(TASK GOAL): Extract everything from the first line through the line with "const p1_yticks = [0,5,10,15,20,25];", both ends included, except for any pictures.

+++ INFORMATION PROVIDED

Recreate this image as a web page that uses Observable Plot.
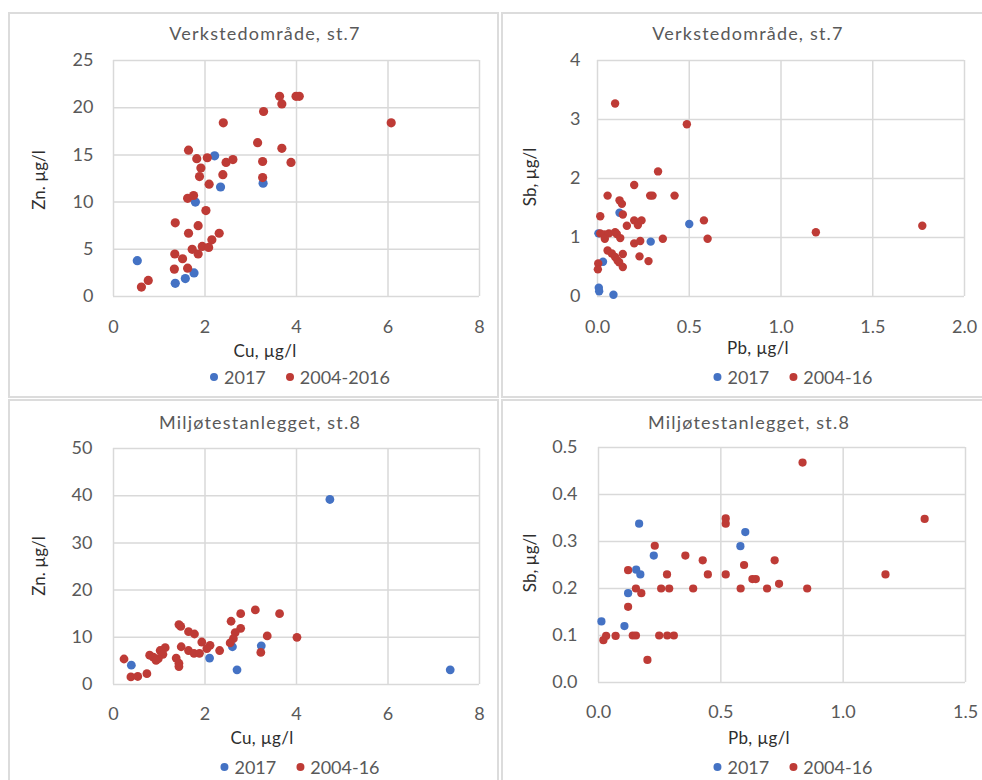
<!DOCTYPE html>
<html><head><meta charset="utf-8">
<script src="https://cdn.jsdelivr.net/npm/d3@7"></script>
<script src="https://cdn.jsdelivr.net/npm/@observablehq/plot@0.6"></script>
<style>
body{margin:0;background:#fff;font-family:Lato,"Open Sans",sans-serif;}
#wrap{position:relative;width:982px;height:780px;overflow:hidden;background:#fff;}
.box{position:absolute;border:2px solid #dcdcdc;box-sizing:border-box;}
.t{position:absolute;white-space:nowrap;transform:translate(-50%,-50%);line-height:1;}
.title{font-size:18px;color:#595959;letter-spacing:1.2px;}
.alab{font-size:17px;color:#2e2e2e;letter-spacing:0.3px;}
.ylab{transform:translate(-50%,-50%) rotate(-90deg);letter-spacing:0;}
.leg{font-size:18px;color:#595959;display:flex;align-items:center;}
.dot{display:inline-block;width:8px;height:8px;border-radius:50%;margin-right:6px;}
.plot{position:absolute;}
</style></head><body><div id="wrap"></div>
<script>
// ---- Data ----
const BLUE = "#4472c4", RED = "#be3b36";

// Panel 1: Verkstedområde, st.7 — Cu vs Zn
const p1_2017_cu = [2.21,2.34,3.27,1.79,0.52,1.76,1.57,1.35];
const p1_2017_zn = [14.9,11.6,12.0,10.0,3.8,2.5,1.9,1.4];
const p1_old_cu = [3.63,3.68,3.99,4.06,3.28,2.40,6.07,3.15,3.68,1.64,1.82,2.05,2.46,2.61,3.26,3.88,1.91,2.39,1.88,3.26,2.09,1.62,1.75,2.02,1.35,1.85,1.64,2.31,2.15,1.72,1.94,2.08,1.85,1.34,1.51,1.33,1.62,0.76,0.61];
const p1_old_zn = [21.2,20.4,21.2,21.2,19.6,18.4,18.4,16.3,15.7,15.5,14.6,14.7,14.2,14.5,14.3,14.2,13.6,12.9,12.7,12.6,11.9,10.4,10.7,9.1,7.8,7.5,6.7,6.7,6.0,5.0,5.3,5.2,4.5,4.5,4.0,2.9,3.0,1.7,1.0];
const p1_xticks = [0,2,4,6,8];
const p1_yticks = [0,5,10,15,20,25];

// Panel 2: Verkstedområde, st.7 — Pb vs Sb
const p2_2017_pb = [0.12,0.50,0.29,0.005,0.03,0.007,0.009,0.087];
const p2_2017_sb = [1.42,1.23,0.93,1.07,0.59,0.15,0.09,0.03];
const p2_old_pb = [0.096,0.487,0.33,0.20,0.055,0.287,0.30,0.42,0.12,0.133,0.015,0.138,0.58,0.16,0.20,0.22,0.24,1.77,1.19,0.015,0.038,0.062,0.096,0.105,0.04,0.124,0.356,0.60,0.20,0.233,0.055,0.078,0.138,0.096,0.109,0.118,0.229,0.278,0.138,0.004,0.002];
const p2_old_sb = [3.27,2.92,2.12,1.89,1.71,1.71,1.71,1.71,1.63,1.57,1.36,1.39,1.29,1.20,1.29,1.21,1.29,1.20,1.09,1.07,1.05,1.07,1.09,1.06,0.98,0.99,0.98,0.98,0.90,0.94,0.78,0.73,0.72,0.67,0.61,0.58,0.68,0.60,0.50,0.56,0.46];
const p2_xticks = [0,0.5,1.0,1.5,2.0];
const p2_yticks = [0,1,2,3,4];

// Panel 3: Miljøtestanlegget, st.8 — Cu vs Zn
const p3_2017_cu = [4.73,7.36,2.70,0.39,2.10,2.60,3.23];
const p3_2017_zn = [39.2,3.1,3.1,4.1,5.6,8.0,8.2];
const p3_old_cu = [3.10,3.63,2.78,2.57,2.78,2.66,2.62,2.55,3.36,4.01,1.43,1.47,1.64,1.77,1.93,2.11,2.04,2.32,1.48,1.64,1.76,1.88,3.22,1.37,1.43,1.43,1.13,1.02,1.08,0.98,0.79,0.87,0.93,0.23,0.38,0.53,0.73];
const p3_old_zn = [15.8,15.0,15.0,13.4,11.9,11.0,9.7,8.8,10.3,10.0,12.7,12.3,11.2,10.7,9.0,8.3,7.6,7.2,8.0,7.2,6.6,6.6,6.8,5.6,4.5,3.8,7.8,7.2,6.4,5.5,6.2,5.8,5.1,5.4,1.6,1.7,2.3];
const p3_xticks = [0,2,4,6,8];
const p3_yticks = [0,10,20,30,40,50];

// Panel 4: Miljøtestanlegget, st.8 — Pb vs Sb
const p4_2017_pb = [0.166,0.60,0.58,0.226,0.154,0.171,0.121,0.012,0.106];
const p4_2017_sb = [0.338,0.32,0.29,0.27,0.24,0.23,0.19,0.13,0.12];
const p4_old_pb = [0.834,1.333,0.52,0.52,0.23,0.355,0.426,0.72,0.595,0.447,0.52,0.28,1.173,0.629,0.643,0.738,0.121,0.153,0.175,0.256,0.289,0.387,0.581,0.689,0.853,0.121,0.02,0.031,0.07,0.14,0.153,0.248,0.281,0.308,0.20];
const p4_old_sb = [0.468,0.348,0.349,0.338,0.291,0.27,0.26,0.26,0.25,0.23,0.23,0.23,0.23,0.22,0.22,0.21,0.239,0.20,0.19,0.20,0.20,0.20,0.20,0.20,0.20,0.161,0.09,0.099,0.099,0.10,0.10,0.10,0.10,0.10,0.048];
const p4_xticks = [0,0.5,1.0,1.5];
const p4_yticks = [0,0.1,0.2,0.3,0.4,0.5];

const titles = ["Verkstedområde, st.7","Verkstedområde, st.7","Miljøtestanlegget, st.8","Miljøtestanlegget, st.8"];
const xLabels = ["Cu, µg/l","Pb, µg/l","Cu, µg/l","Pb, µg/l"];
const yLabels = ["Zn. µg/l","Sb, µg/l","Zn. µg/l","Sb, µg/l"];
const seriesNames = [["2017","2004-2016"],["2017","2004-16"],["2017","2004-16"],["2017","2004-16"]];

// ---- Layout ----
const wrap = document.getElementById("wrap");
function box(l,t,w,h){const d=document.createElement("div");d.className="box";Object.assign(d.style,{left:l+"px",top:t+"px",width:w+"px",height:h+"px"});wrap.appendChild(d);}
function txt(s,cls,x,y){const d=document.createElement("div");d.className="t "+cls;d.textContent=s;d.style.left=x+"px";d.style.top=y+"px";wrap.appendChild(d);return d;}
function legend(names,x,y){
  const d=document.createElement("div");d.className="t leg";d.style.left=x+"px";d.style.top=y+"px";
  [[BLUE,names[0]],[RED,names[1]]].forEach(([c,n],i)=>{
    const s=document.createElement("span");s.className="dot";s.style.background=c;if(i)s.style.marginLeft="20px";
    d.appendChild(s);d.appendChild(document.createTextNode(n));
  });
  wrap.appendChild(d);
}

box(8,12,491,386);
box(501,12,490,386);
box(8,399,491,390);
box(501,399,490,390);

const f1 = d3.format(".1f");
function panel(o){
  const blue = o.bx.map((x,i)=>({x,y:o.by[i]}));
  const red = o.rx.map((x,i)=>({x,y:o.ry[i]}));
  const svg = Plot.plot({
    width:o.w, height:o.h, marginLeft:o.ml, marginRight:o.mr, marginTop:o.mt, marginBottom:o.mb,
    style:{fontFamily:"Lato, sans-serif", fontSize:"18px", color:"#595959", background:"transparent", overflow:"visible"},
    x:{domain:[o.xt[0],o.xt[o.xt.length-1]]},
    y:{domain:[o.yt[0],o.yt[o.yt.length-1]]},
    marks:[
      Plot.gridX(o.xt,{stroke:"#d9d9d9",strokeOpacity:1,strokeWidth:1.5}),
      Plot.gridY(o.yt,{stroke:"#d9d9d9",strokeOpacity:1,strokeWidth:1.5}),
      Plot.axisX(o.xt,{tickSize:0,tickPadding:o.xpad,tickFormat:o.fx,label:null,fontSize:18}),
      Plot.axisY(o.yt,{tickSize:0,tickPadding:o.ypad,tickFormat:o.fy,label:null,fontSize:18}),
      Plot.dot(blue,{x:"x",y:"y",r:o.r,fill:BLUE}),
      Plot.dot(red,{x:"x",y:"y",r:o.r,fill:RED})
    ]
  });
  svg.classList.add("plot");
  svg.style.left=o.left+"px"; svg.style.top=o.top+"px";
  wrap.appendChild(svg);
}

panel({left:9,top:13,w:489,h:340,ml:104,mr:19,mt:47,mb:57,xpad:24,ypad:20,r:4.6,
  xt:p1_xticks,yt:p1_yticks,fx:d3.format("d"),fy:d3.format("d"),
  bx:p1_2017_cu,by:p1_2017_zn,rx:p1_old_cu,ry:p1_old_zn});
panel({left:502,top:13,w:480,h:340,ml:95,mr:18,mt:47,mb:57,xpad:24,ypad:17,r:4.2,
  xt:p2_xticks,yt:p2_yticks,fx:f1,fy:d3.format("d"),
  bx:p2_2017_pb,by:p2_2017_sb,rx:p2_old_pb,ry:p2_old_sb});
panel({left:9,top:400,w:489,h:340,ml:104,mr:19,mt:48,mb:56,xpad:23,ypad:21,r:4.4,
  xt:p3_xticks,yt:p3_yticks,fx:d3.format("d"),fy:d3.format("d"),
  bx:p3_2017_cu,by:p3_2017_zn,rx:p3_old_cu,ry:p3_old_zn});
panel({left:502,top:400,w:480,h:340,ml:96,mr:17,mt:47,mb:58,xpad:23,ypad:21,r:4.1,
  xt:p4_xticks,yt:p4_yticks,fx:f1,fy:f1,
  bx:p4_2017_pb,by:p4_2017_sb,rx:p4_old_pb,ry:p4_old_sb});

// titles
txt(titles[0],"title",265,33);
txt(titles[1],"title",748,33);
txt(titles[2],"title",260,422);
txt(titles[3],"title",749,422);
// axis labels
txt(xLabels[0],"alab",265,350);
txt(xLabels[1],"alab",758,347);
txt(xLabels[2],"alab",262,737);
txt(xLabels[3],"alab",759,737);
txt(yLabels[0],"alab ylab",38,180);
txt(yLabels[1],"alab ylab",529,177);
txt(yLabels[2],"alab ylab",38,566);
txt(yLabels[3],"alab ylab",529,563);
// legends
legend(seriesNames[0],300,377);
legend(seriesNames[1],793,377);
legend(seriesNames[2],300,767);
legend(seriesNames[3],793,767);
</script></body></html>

++++++

(SOLUTION FOR THIS PROBLEM):
Recreate this image as a web page that uses Observable Plot.
<!DOCTYPE html>
<html><head><meta charset="utf-8">
<script src="https://cdn.jsdelivr.net/npm/d3@7"></script>
<script src="https://cdn.jsdelivr.net/npm/@observablehq/plot@0.6"></script>
<style>
body{margin:0;background:#fff;font-family:Lato,"Open Sans",sans-serif;}
#wrap{position:relative;width:982px;height:780px;overflow:hidden;background:#fff;}
.box{position:absolute;border:2px solid #dcdcdc;box-sizing:border-box;}
.t{position:absolute;white-space:nowrap;transform:translate(-50%,-50%);line-height:1;}
.title{font-size:18px;color:#595959;letter-spacing:1.2px;}
.alab{font-size:17px;color:#2e2e2e;letter-spacing:0.3px;}
.ylab{transform:translate(-50%,-50%) rotate(-90deg);letter-spacing:0;}
.leg{font-size:18px;color:#595959;display:flex;align-items:center;}
.dot{display:inline-block;width:8px;height:8px;border-radius:50%;margin-right:6px;}
.plot{position:absolute;}
</style></head><body><div id="wrap"></div>
<script>
// ---- Data ----
const BLUE = "#4472c4", RED = "#be3b36";

// Panel 1: Verkstedområde, st.7 — Cu vs Zn
const p1_2017_cu = [2.21,2.34,3.27,1.79,0.52,1.76,1.57,1.35];
const p1_2017_zn = [14.9,11.6,12.0,10.0,3.8,2.5,1.9,1.4];
const p1_old_cu = [3.63,3.68,3.99,4.06,3.28,2.40,6.07,3.15,3.68,1.64,1.82,2.05,2.46,2.61,3.26,3.88,1.91,2.39,1.88,3.26,2.09,1.62,1.75,2.02,1.35,1.85,1.64,2.31,2.15,1.72,1.94,2.08,1.85,1.34,1.51,1.33,1.62,0.76,0.61];
const p1_old_zn = [21.2,20.4,21.2,21.2,19.6,18.4,18.4,16.3,15.7,15.5,14.6,14.7,14.2,14.5,14.3,14.2,13.6,12.9,12.7,12.6,11.9,10.4,10.7,9.1,7.8,7.5,6.7,6.7,6.0,5.0,5.3,5.2,4.5,4.5,4.0,2.9,3.0,1.7,1.0];
const p1_xticks = [0,2,4,6,8];
const p1_yticks = [0,5,10,15,20,25];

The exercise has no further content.